As many of my frequent readers already know, I'm taking a memoir class this quarter through UCLA Extension. I'm on a memoir kick, both in my writing and in my choice of reading. I saw John Marshall's Wide Open-World on Netgalley and it looked to be the perfect blend of my love for memoirs and travel writing. Thank you to Ballantine Books for approving my request for an advanced copy of Wide Open-World.
John Marshall is living an average American life with his wife, Traca and two teenagers, Logan and Jackson. Their hectic lives revolve around work, school and being hooked on their gadgets. Although their lives are blessed in many ways, John and Traca can't help but feel like there is more out there. Prior to having kids, they had dreams of travel and they even spent a year in a Portuguese village when their children were young. On a flight home from a yoga retreat (Traca's idea that John eventually embraced), John had an idea come to him. The words Year of Service popped into his head.
Traca was immediately on board with the idea of spending a year removed from their current lives, traveling the world as volunteers. Although they had hoped to move quickly, it took many months to get their affairs in order to make it happen. There is an interesting section at the end of the book where Marshall explains the logistics, like finances, renting their home and taking the kids out of school. He is very candid about the financial implications and gives great advice for anyone who wants to attempt a similar trip.
The original plan was to spend a month in each location, moving to different continents. They would volunteer at an organization that would in turn, provide them room and board. It's not always an even exchange as many places are underfunded, so they need to charge an additional fee. The Marshall family soon realized that they would have to be flexible in their arrangements, as some places were a better fit for them than others and some of their travel plans had to be changed at the last minute. Flexibility and patience were key in many situations. Some of the organizations were located in remote regions, which included long bus or boat rides to reach their destination.

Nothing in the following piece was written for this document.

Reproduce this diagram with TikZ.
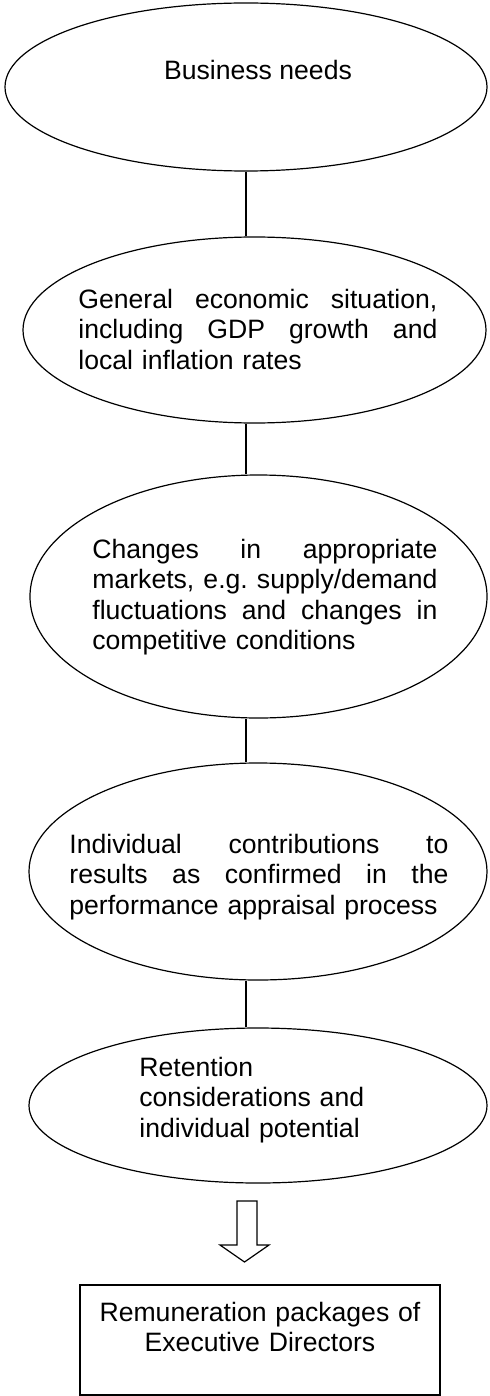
\documentclass[tikz,border=0pt]{standalone}
\usepackage{fontspec}
\setmainfont{Liberation Sans}
\usetikzlibrary{shapes.geometric}
\tikzset{
  oval/.style={ellipse, draw=black, line width=0.6pt, inner sep=0pt},
  txt/.style={inner sep=0pt, font=\fontsize{13.3pt}{15.25pt}\selectfont, text=black},
  link/.style={draw=black, line width=0.6pt},
  boxed/.style={rectangle, draw=black, line width=0.6pt, inner sep=0pt},
  bigarrow/.style={draw=black, fill=white, line width=0.6pt, line join=miter}
}
\newcommand{\jl}[2]{\makebox[#1]{#2}}
\begin{document}
\begin{tikzpicture}[x=0.5pt,y=-0.5pt]
\useasboundingbox (0,0) rectangle (490,1396);
% ellipses
\node[oval, minimum width=241pt, minimum height=84pt] (e1) at (246,87) {};
\node[oval, minimum width=231.5pt, minimum height=93pt] (e2) at (254.5,330) {};
\node[oval, minimum width=228.5pt, minimum height=121.5pt] (e3) at (258.5,596.5) {};
\node[oval, minimum width=229pt, minimum height=108.5pt] (e4) at (258,871.5) {};
\node[oval, minimum width=229pt, minimum height=77.5pt] (e5) at (258,1105.5) {};
\node[boxed, minimum width=180pt, minimum height=55pt] (r) at (260,1340) {};
% texts
\node[txt, anchor=base] (t1) at (258,80) {Business needs};
\node[txt, anchor=base west, text width=179.5pt, align=left] (t2) at (78,308)
  {\jl{179.5pt}{General\hfill economic\hfill situation,}\\
   \jl{179.5pt}{including\hfill GDP\hfill growth\hfill and}\\
   local inflation rates};
\node[txt, anchor=base west, text width=172.5pt, align=left] (t3) at (92,558)
  {\jl{172.5pt}{Changes\hfill in\hfill appropriate}\\
   \jl{172.5pt}{markets,\hfill e.g.\hfill supply/demand}\\
   \jl{172.5pt}{fluctuations\hfill and\hfill changes\hfill in}\\
   competitive conditions};
\node[txt, anchor=base west, text width=189.5pt, align=left] (t4) at (69,853)
  {\jl{189.5pt}{Individual\hfill contributions\hfill to}\\
   \jl{189.5pt}{results\hfill as\hfill confirmed\hfill in\hfill the}\\
   performance appraisal process};
\node[txt, anchor=base west, text width=120pt, align=left] (t5) at (139,1076)
  {Retention\\considerations and\\individual potential};
\node[txt, anchor=base, text width=180pt, align=center] (t6) at (260,1321)
  {Remuneration packages of\\Executive Directors};
% connectors
\draw[link] (e1.south) -- (e1.south |- e2.north);
\draw[link] (e1.south |- e2.south) -- (e1.south |- e3.north);
\draw[link] (e1.south |- e3.south) -- (e1.south |- e4.north);
\draw[link] (e1.south |- e4.south) -- (e1.south |- e5.north);
% block arrow
\coordinate (tip) at (244.5,1262);
\draw[bigarrow] (237,1201) -- (257,1201) -- (257,1245) -- (269,1245) -- (tip) -- (220,1245) -- (237,1245) -- cycle;
\end{tikzpicture}
\end{document}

Marshall's memoir was compelling on many levels. It's an entertaining travel memoir. As much as I love the idea of traveling and adventure, I've come to realize that I'm more of a five-star hotel type of traveler. Marshall does a great job of writing for the reader like me, someone who wants to live vicariously through his experiences, rather than actually doing them myself. I love the idea of volunteer-tourism, but the thought of an eighteen hour bus ride through the jungle makes it a tough sell. Eventually the pains of travel are overshadowed by the clear joy that the Marshall family receives from their experiences in the various countries. It's infectious and touching. In particular, the way that the Marshall children learn to embrace the hard work and the relationships that they make is wonderful. It shows that teenagers can easily rise to the occasion, if they are given responsibility. I could feel Marshall's sense of pride in his teens.
In addition to being touching, Marshall's book is very funny. He has a keen sense of humor as he finds himself out of his element and he does a solid job at translating that in his writing. As a protagonist, Marshall is extremely likable, even when he has a misstep. One of the more horrendous and semi-funny parts of the book was a cautionary tale as to why you shouldn't just rent out your house to the first person who comes along. The Marshall family came home to a huge problem with their renter! Also, watch out for spider monkeys in Costa Rica.
I didn't expect one of the last chapters, where Marshall reflects on his marriage to Traca, to leave me so heartbroken. He had some very profound thoughts on what it means to be married, thoughts that stuck in my mind for several weeks after finishing the book. I don't want to give it away, but I highly recommend this book, even if you skip to the very end to read the marriage portion.
Wide-Open World is highly enjoyable. I really grew to love every member of the Marshall family as I read this book. I hope that Marshall plans to write more on his travel adventures, as I would definitely want to be along for the ride.